Teyuna is a sprawling arrangement of stone terraces and plazas. While the entrance is already 1200 metres above sea-level, a Kogi spiritual leader, called a mamo, lives with his family at the highest point of the city. In September, the government closes Teyuna to tourist access so that the mamo can cleanse it and indigenous communities can make their pilgrimage to the city. Mamos, many of whom live at even higher elevation throughout the Sierra Nevada, consider the Tairona-descendant peoples to be “Elder Brothers” tasked with protecting the world. Western civilization is populated by “Younger Brothers” who are devastating the world’s resources. Despite typically living in isolation from mainstream society, a group of Kogi mamos participated in a documentary series in 2012 to warn the outside world of the impact of environmental destruction.[3]

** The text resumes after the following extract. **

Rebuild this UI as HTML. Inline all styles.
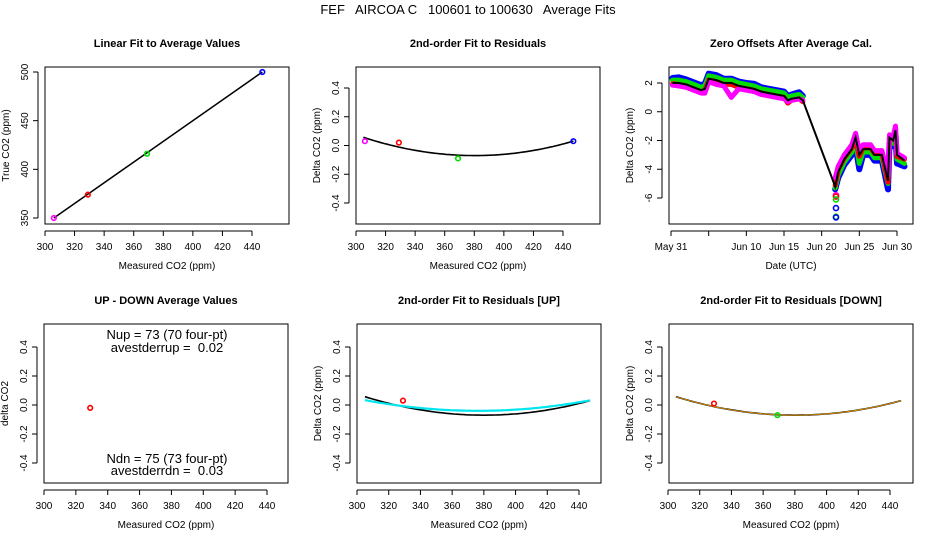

Teyuna is so much more than an archeological ruin. It is one of the oldest sources of knowledge still available from pre-Columbian civilizations. It is a symbol of the recent history of Colombia: the armed conflict between the government, paramilitary, and guerrilla groups; the pernicious impact of the cocaine trade on Colombians, especially indigenous groups; the increasing evidence of climate destruction; and an example of what has been lost to European colonization of the Americas. My last day of the hike felt like it was passing in slow motion: as we retraced our steps towards El Mamey, passing travellers at the beginning of their hikes, I felt immense gratitude for the ability to situate my work in transitional justice and human trafficking within the ambit of lived experiences and real places.
[1] Fernanda Vega (2017) “Turismo y posconflicto. Una reflexión a partir del escenario del Camino a Teyuna (Ciudad perdida)”, XXI Turismo y Sociedad 165.
[2] Constanza Vieira, “International Criminal Court Scrutinises Paramilitary Crimes, Inter Press Service (August 27, 2008), online: <https://web.archive.org/web/20110610224121/http:/ipsnews.net/news.asp?idnews=43696>.
[3] Alan Ereira, Aluna (BBC: London, 2012).